Pedro Sánchez se hizo con el poder en España gracias a una moción de censura en junio de 2018 que le acabó convirtiendo en presidente del gobierno. Consiguió entonces poner fin a la carrera política de Mariano Rajoy, al que apenas unos meses antes había apoyado en la aplicación del artículo 155 en Catalunya por la declaración fantasmagórica de independencia que había hecho Carles Puigdemont.
Esa fue la oportuna respuesta del PSOE, sometido a las decisiones de su líder, para que fuera él quien ondeara la bandera contra la corrupción del Partido Popular sustanciada en las condenas por el vergonzoso caso Gürtel.
En su defensa de la moción de censura y en su discurso de investidura Sánchez proclamó que llegaba al cargo para desterrar prácticas ilícitas desde la administración anunciando que investigados o imputados, aunque no fueran condenados, no tenían cabida en el nuevo gobierno que echaba a andar bajo su dirección.
Transcurridos más de seis años desde entonces, el presidente del gobierno se agarra a la poltrona solo por el apoyo de partidos independentistas y de un pasado ligado al terrorismo que le humillan sin reparos a cambio de sus votos. Convive con las sospechas de corrupción y tráfico de influencias de su propia esposa, de su propio hermano y del que fuera el número dos del partido, arquitecto de la maniobra que le llevó a la Moncloa, el otrora ministro, José Luis Ábalos. Todos ellos están imputados en los juzgados o a punto de serlo, en el caso del diputado denostado por su partido.
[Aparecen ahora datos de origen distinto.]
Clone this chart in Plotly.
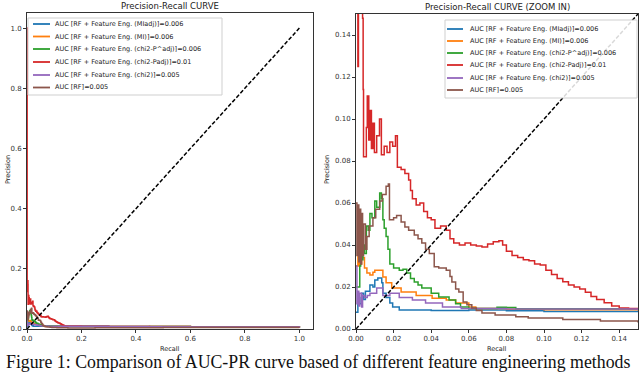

A esta insólita relación de agravios de quien iba a ser el adalid de la transparencia, que ha hecho de la mentira su hoja de ruta, se une la imputación del fiscal general del Estado, apéndice del propio presidente. No debe extrañar, por tanto, que también haya conseguido el mayor de los desprestigios en esta institución capital del Estado de derecho. Y ahí siguen los dos como si nada de lo que ocurre tenga que ver con ellos.